## REQUEST
Starting at the first line of the listing below, repeat each line exactly until the line containing "-3.3, -3.2, -2.4]", which you include. Leave out pictures.

## DATA BLOCK
══════════

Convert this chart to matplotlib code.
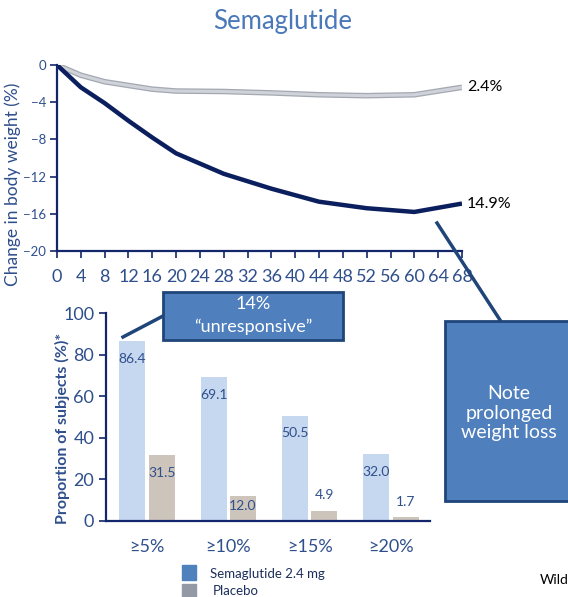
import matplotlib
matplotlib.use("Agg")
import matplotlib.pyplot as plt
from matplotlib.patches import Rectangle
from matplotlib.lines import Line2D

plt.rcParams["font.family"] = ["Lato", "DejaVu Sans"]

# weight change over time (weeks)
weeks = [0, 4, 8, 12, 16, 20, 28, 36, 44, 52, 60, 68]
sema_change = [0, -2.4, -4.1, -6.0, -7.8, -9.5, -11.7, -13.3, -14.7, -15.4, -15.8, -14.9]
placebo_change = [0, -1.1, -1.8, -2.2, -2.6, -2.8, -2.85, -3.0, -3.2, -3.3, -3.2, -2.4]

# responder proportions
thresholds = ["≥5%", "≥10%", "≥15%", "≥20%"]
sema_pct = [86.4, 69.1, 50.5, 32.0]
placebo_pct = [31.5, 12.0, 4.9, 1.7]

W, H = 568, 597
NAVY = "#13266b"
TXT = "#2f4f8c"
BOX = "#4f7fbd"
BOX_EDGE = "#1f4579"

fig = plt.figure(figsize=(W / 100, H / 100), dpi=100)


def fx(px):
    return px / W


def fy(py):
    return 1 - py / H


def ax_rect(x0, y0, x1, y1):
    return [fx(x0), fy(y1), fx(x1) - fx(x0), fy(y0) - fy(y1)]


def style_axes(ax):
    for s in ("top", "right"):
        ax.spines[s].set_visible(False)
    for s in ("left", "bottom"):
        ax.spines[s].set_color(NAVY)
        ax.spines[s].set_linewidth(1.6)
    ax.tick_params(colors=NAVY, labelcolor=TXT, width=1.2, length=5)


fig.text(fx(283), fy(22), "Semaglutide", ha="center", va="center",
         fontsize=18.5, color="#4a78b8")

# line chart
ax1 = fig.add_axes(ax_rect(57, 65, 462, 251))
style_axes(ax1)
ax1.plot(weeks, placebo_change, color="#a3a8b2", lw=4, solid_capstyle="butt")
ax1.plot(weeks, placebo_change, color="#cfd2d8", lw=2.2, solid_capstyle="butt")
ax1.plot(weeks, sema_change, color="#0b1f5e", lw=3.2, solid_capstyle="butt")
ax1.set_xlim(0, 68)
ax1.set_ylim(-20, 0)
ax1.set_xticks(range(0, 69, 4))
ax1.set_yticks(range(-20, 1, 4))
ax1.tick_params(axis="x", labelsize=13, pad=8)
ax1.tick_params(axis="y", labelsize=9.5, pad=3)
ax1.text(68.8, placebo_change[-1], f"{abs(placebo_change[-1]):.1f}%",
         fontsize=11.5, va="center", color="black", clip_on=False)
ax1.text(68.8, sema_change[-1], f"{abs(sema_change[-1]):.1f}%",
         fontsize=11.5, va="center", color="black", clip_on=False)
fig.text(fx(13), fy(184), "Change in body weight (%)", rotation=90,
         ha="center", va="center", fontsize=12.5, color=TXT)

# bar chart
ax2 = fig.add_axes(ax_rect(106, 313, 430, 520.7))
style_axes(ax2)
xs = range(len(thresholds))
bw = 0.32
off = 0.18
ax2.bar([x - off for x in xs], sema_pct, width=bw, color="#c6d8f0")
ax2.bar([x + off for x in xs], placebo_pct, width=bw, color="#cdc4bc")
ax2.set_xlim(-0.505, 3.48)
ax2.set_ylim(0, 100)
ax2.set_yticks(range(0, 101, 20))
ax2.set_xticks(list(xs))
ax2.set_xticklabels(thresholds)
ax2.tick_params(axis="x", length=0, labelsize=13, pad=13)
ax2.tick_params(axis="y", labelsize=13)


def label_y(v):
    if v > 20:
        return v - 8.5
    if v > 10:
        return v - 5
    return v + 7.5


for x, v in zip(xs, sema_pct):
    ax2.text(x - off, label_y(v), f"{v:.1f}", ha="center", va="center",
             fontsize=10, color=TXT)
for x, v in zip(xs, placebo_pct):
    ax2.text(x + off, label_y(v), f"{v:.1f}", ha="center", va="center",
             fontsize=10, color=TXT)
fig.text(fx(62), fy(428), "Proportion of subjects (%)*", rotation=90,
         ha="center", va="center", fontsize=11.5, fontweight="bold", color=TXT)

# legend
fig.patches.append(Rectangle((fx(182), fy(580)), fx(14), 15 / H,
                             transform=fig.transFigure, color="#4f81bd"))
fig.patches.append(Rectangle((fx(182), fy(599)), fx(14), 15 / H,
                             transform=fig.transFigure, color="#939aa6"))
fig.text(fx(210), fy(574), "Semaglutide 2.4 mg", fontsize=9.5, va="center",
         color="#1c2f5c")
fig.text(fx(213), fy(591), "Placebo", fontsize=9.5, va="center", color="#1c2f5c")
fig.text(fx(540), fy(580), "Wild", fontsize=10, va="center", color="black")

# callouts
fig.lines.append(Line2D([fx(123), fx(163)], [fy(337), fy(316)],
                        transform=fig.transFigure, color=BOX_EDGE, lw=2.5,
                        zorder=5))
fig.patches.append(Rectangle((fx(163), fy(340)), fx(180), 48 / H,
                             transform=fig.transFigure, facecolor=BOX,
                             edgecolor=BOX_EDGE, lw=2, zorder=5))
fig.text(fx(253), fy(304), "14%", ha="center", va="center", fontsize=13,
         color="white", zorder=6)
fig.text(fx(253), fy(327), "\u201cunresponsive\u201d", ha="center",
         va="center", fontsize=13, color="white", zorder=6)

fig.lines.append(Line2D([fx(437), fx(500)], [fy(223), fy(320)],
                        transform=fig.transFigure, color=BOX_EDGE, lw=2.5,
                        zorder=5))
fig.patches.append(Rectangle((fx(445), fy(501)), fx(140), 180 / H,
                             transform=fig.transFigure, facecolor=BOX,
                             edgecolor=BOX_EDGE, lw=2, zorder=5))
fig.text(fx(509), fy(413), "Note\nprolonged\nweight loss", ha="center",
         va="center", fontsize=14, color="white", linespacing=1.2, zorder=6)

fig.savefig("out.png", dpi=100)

══════════

## RESULT
Convert this chart to matplotlib code.
import matplotlib
matplotlib.use("Agg")
import matplotlib.pyplot as plt
from matplotlib.patches import Rectangle
from matplotlib.lines import Line2D

plt.rcParams["font.family"] = ["Lato", "DejaVu Sans"]

# weight change over time (weeks)
weeks = [0, 4, 8, 12, 16, 20, 28, 36, 44, 52, 60, 68]
sema_change = [0, -2.4, -4.1, -6.0, -7.8, -9.5, -11.7, -13.3, -14.7, -15.4, -15.8, -14.9]
placebo_change = [0, -1.1, -1.8, -2.2, -2.6, -2.8, -2.85, -3.0, -3.2, -3.3, -3.2, -2.4]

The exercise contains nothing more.